L’industria del lusso sembra avviarsi con decisione verso la blockchain. A testimoniarlo è una riunione tenutasi la passata settimana a Parigi, presso l’NFT Paris, a poca distanza dalla Torre Eiffel. Un evento in cui hanno molti dirigenti di alto rango dei principali marchi mondiali di moda, automobili, orologi e alcolici si sono mescolati con importanti personalità del mondo crypto al fine di discutere della possibile sinergia tra i due settori.  

Sino ad oggi, i contatti tra aziende del lusso e blockchain sono stati abbastanza sporadici. Se è vero che sono stati condotti esperimenti in tal senso, non si è trattato di un rapporto organico. Come invece potrebbe diventare nel corso dei prossimi mesi, stando a quanto rivelato da Romain Carrere, CEO di Aura Blockchain Consortium.

Lusso e blockchain, un rapporto destinato a consolidarsi

L’Aura Blockchain Consortium è un vero e proprio collettivo cui partecipano i principali marchi del lusso che hanno intenzione di dare vita ad un approccio unificato nei confronti della tecnologia su cui si basano le criptovalute.

Tra i marchi che hanno aderito ad Aura ci sono molti dei giganti del lusso, a partire da Louis Vuitton, Mercedes Benz, Prada, Dior, Bulgari e Cartier. Aziende che si trovano in questo momento di fronte ad un vero e proprio bivio, quello rappresentato dalle nuove normative dell’Unione Europea sui passaporti per i prodotti digitali (DPP).

Si tratta di un pacchetto di norme che l’UE ha deciso di mettere in campo nel preciso intento di conseguire la sostenibilità nei processi produttivi. La loro entrata in vigore è prevista tra il 2026 e il 2027 e da quel momento anche i grandi marchi del lusso dovranno offrire alla propria clientela informazioni dettagliate sulla composizione e l’origine dei propri prodotti.

Si tratta in effetti di un provvedimento in grado di impedire la contraffazione, una vera e propria piaga per il settore, e di garantire al meglio la clientela sull’affidabilità delle aziende cui si appoggia. Un obbligo, quindi, ma anche un’occasione per aziende che si rivolgono ad una clientela facoltosa e vogliosa di status symbol. Non soltanto nell’Occidente più evoluto, ma anche nei Paesi in fase di grande sviluppo, a partire dalla Cina.

La necessità di creare veri e propri standard

I DPP non prevedono nulla, per quanto riguarda la blockchain. Proprio la necessità di tracciare l’intera filiera lungo cui si muovono i prodotti sembra però aprire grandi opportunità alla tecnologia dei registri distribuiti (DLT).
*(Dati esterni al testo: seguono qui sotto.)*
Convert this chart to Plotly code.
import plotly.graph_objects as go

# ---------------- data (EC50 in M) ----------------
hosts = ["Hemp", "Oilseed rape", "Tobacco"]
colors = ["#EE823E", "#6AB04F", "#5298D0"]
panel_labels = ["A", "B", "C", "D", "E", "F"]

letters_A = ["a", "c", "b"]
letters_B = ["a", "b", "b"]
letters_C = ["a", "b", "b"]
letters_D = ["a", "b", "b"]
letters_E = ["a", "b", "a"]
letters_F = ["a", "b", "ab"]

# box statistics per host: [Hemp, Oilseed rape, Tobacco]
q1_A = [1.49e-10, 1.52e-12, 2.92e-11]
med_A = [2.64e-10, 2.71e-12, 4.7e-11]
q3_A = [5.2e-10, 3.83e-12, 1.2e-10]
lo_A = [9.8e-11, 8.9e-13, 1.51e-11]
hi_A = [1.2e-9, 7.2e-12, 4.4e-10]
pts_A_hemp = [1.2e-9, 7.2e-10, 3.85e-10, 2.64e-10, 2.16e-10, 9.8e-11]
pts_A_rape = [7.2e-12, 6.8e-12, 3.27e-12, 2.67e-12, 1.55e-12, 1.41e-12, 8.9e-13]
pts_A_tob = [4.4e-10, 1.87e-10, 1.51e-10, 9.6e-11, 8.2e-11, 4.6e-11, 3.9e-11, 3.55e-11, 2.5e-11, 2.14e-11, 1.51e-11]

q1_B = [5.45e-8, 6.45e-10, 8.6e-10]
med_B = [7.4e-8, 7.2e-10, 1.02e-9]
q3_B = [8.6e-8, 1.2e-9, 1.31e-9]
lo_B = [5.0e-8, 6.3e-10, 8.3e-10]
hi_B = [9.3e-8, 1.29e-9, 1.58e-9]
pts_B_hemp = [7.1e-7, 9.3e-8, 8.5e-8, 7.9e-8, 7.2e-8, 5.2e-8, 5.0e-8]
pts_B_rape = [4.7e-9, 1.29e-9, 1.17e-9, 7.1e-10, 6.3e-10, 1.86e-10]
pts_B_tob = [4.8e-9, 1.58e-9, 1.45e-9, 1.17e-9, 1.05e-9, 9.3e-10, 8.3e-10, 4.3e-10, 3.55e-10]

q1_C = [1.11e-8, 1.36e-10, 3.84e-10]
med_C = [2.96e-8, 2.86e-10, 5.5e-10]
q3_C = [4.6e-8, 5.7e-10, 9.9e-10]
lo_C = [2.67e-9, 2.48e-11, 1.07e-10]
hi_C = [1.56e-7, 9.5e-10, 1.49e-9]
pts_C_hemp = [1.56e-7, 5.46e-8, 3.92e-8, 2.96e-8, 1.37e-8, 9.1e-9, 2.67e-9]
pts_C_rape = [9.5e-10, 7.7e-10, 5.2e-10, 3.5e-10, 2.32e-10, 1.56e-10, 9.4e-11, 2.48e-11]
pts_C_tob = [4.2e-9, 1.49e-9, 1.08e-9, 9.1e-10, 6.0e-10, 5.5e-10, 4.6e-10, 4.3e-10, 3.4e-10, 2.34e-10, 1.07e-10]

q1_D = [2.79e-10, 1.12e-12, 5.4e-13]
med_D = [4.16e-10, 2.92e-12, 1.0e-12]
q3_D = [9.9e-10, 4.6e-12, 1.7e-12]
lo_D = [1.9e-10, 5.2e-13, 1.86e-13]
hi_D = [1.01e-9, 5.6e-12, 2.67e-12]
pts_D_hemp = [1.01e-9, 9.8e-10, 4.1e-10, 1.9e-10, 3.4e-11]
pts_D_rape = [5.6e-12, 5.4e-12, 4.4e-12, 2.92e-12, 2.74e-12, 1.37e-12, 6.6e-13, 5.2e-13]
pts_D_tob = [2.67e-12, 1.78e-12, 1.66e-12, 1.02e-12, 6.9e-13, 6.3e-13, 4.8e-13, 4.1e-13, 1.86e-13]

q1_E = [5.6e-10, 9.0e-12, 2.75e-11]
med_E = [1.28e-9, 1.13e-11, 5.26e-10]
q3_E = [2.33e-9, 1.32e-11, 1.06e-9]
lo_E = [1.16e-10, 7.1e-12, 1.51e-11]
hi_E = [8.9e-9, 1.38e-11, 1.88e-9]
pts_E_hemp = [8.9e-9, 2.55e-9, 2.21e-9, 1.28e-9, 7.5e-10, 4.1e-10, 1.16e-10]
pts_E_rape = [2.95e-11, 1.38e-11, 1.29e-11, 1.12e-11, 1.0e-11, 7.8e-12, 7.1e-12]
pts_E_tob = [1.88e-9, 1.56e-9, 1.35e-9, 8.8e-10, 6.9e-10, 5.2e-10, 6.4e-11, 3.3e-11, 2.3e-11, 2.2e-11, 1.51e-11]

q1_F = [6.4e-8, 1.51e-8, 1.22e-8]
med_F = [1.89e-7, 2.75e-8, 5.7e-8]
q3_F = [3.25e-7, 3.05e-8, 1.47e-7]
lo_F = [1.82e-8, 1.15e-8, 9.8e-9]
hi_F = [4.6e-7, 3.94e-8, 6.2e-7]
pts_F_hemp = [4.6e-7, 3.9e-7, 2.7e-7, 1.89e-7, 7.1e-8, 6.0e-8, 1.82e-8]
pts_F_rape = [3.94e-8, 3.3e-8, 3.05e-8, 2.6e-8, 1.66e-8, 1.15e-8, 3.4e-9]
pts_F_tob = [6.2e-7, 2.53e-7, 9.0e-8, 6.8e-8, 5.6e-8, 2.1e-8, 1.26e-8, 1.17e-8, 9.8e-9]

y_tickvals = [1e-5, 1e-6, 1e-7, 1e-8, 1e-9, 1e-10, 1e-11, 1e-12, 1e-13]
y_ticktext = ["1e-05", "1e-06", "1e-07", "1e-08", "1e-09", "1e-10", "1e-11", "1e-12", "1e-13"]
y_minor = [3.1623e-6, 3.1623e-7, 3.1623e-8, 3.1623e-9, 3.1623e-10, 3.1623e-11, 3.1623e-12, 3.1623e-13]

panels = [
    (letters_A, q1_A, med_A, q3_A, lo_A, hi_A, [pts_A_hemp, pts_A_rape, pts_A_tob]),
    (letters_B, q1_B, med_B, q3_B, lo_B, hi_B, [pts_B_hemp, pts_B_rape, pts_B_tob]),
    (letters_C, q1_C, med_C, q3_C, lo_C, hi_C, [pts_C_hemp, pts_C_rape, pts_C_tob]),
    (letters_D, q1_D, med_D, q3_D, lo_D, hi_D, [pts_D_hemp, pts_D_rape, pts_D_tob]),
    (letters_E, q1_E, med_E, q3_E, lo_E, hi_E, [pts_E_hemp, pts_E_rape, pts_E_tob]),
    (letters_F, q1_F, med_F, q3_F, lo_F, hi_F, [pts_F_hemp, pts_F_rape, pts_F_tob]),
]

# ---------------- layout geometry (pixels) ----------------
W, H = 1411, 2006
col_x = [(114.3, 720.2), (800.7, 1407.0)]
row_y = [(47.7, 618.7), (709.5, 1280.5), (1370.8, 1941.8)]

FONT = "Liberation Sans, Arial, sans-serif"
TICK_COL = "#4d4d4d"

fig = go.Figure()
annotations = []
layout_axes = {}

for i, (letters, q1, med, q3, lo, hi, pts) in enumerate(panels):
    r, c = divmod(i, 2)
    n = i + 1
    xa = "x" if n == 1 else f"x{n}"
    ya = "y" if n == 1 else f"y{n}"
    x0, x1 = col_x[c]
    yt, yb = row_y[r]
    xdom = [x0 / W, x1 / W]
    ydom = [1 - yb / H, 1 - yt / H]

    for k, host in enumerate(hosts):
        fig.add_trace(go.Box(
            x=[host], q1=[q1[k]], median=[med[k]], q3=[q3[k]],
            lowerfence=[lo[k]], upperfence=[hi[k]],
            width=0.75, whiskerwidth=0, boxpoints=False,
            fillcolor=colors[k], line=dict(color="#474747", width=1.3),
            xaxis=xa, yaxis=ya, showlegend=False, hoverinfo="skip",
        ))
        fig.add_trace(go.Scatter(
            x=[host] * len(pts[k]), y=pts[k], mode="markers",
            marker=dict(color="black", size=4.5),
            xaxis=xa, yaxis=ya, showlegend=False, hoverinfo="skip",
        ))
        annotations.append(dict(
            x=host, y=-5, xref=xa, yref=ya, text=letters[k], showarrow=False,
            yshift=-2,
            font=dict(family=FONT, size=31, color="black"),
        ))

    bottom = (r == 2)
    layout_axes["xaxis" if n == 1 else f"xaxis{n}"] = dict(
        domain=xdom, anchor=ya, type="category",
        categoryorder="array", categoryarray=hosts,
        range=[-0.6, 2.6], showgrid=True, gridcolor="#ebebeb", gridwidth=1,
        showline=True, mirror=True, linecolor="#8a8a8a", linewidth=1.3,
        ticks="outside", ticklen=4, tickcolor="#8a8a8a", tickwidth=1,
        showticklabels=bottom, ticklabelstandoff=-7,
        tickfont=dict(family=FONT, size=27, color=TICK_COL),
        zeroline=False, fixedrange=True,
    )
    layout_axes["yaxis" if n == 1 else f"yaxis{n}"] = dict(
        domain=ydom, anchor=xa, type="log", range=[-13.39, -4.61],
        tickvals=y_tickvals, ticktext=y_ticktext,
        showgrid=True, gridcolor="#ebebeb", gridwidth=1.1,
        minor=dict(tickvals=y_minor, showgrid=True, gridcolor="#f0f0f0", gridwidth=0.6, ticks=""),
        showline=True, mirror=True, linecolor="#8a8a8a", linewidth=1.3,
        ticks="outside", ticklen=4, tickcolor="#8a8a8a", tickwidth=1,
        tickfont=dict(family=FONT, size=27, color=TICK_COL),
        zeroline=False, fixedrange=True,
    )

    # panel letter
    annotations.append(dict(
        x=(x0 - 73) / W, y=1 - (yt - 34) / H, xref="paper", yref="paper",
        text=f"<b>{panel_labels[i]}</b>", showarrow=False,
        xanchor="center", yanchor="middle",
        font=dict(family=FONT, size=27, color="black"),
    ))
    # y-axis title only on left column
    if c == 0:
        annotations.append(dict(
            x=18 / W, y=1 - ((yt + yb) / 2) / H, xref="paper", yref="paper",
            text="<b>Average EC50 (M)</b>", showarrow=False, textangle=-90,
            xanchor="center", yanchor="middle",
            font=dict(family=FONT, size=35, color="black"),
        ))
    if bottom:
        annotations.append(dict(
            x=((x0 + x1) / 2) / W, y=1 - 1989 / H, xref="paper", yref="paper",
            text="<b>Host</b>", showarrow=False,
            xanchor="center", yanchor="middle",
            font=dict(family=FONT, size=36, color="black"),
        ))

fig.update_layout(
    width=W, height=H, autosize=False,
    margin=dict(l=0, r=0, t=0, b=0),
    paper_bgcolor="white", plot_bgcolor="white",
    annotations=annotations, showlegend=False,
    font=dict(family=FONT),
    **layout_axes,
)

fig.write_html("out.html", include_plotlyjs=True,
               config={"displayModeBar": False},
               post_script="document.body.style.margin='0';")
Il motivo è molto semplice: i dati immessi al suo interno sono immodificabili. Rendono possibile garantire il luogo ove una merce è stata prodotta e i materiali che la compongono.

Questa capacità di tracciamento offre quindi garanzie alle stesse aziende. Aziende che, però, non vogliono limitarsi a rassicurare i clienti, ma offrire loro un’esperienza realmente coinvolgente. A spiegarlo è lo stesso Carrere: “Se crei un passaporto del prodotto digitale che va solo a soddisfare i requisiti minimi del regolamento UE, non otterrai il coinvolgimento del cliente, poiché questo è alla ricerca di un’esperienza aggiuntiva.”

Per farlo, è necessario un vero e proprio salto di qualità. E ad offrirlo potrebbe essere proprio la blockchain, creando uno standard di settore di DPP rivolti proprio ai marchi del lusso. Proseguendo in tal modo quella collaborazione che si è già stabilita tra essi e Web3.

Cosa si prospetta?

Per cercare di offrire esperienze aggiuntive e, soprattutto, esclusive ai propri clienti, i grandi marchi del lusso potranno disporre di un vero e proprio portale on-chain. All’interno del quale sarà non soltanto possibile testimoniare l’autenticità dei prodotti, ma anche permettere ai clienti di esplorare le funzionalità ad essi associate.

Per farlo, le aziende possono praticare la strada che riterranno più congeniale. L’incorporazione dei DPP negli articoli di moda potrebbe avvenire tramite la cucitura di chip NFT, oppure adottando l’impronta digitale delle immagini tramite AI, ovvero scansionando le foto dei prodotti in maniera tale da verificarne origine e autenticità tramite i dettagli colti dai pixel.

L’obiettivo finale prospettato da Aura è quindi uno standard in grado di riunire sotto una sola bandiera marchi che, nella vita reale, sono abituati a contendersi i clienti inscenando vere e proprie guerre commerciali. Un’unione resa possibile dalla necessità di aderire alle normative UE, ma anche di contrastare una contraffazione sempre più insidiosa.